In the entries below, identify every line with the string "this" and copy it.

Material shown:
* * *
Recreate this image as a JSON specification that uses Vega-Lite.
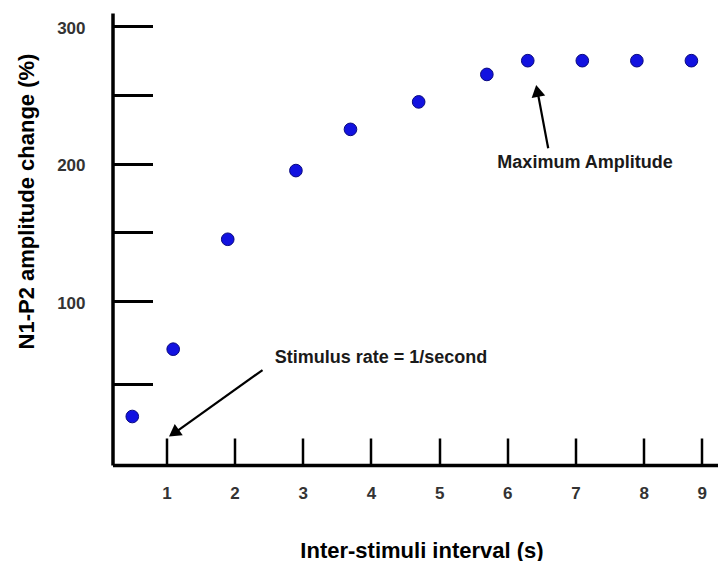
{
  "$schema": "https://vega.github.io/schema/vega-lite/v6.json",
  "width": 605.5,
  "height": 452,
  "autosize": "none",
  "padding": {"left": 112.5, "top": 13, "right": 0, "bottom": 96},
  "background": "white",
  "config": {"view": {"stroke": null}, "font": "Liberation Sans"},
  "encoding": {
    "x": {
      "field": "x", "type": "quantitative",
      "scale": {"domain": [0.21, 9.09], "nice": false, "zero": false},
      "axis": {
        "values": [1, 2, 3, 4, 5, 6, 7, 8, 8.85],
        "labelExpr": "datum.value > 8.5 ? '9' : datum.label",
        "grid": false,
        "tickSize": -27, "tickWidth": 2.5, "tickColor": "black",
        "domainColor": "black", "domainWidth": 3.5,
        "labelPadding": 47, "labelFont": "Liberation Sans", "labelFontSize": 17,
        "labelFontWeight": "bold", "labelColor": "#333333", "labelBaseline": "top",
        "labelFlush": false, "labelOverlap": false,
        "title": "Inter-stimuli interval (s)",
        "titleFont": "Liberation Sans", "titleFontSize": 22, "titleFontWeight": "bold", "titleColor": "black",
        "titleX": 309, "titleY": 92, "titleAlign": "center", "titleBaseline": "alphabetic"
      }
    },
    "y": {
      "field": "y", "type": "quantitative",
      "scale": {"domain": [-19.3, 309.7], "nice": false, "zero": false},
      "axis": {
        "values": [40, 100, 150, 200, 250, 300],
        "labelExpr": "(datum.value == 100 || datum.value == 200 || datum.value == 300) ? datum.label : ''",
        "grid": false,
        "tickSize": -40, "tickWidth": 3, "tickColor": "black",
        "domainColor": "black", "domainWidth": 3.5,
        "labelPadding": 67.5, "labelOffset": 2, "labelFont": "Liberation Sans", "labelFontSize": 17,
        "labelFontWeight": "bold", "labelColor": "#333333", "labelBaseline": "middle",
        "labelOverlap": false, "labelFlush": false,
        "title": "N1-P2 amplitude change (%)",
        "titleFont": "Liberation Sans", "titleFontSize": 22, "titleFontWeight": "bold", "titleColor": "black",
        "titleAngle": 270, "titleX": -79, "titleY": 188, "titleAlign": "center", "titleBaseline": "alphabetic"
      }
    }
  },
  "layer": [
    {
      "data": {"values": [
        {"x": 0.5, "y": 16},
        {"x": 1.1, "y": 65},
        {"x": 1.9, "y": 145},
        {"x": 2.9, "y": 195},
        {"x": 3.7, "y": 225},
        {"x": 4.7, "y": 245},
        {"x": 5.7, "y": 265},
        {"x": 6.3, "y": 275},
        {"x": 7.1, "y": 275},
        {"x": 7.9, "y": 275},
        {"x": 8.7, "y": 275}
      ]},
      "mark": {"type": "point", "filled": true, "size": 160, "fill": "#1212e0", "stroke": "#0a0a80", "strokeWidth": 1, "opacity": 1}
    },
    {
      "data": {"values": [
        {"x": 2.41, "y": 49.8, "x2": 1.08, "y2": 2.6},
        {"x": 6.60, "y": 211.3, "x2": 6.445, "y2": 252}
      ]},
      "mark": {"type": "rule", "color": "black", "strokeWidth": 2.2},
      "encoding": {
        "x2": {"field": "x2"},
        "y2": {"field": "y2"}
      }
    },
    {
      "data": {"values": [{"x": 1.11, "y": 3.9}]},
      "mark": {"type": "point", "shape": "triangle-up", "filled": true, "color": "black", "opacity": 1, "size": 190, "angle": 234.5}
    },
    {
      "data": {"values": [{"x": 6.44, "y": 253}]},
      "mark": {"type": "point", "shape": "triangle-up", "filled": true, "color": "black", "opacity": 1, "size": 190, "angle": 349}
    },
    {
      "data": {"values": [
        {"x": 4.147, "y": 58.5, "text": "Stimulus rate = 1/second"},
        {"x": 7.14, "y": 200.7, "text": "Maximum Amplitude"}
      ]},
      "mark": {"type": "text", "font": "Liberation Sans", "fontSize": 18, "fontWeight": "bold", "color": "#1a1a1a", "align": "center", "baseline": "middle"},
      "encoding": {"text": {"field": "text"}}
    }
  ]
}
* * *
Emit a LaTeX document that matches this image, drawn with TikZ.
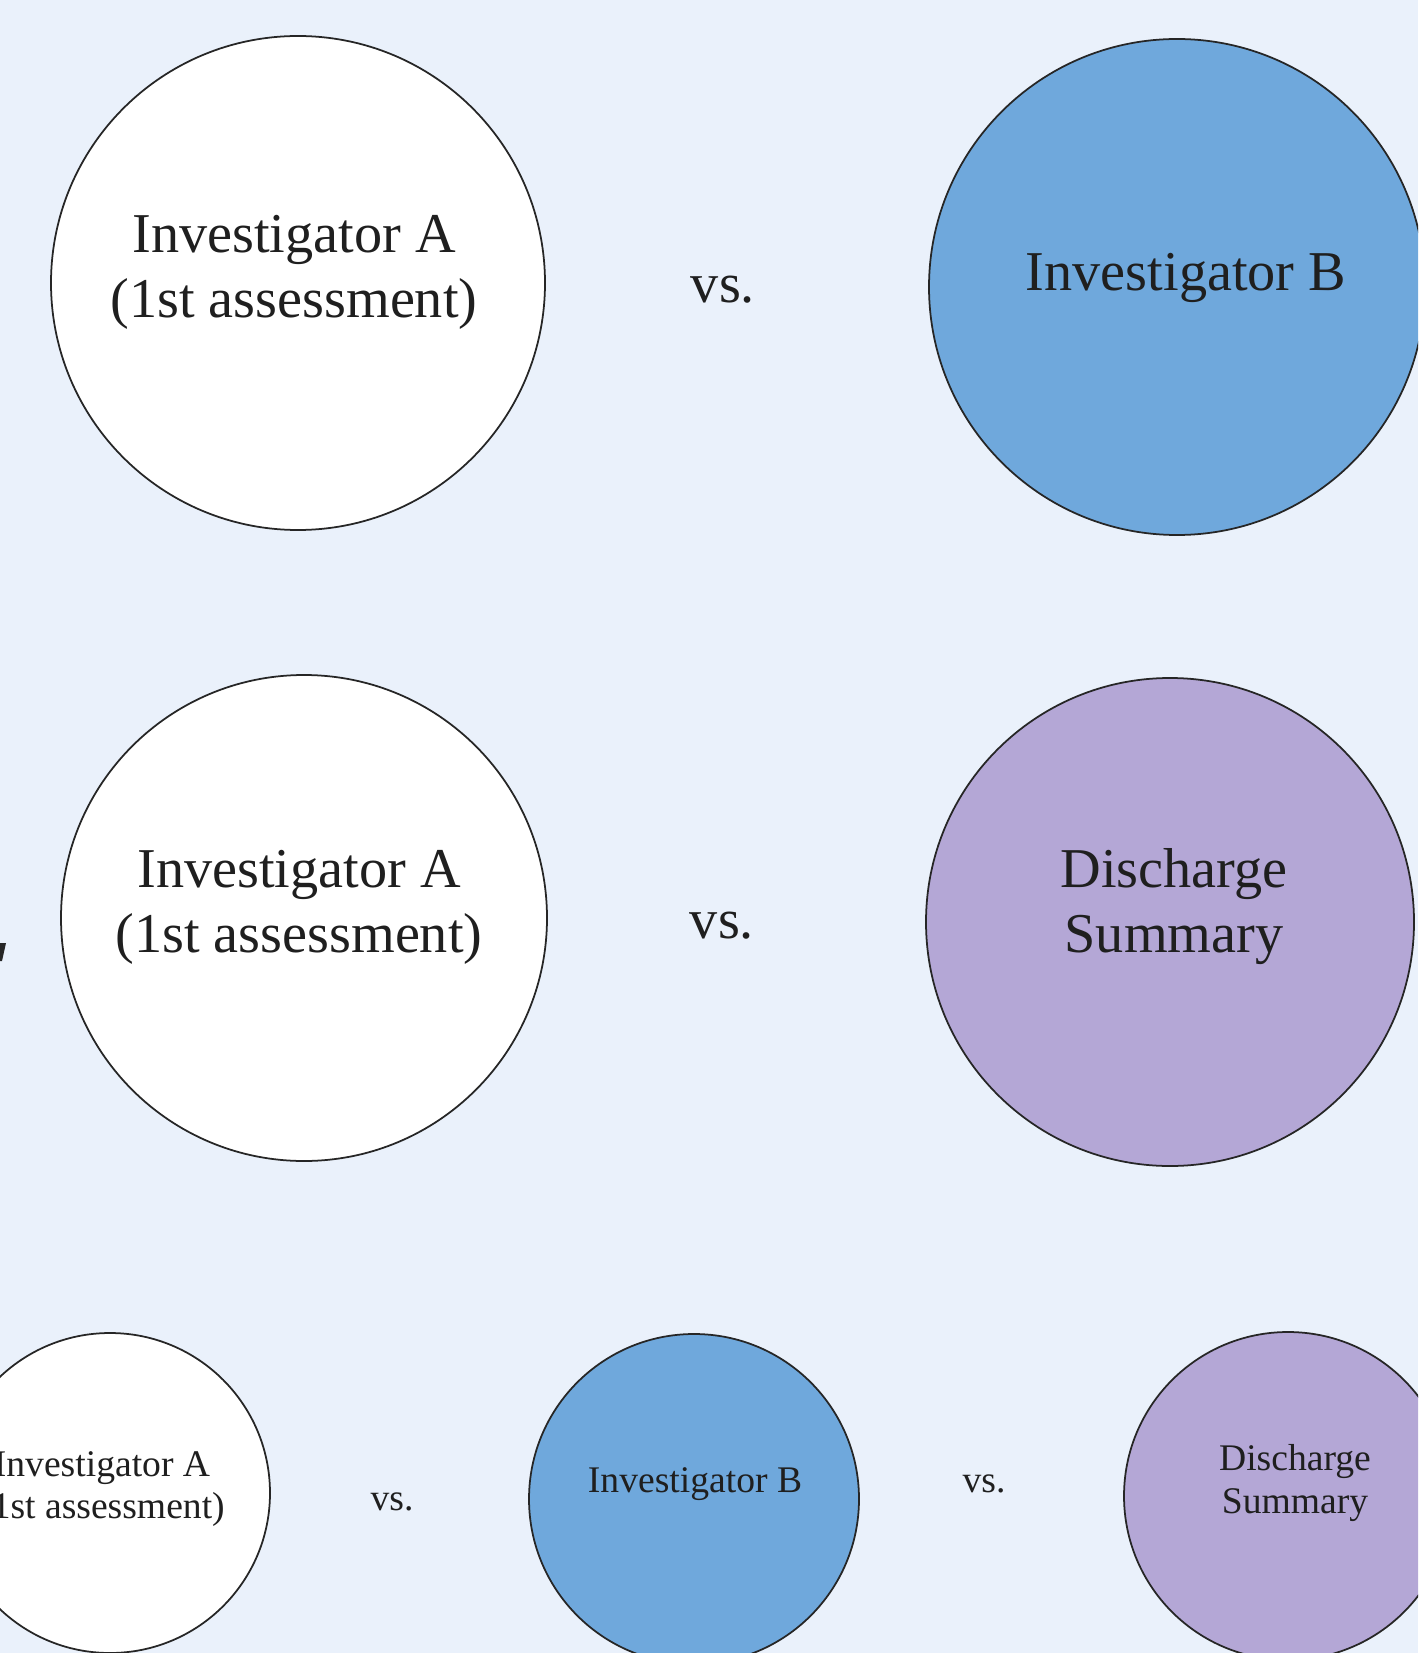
* * *
Task result:
Recreate this image as a JSON specification that uses Vega-Lite.
Emit a LaTeX document that matches this image, drawn with TikZ.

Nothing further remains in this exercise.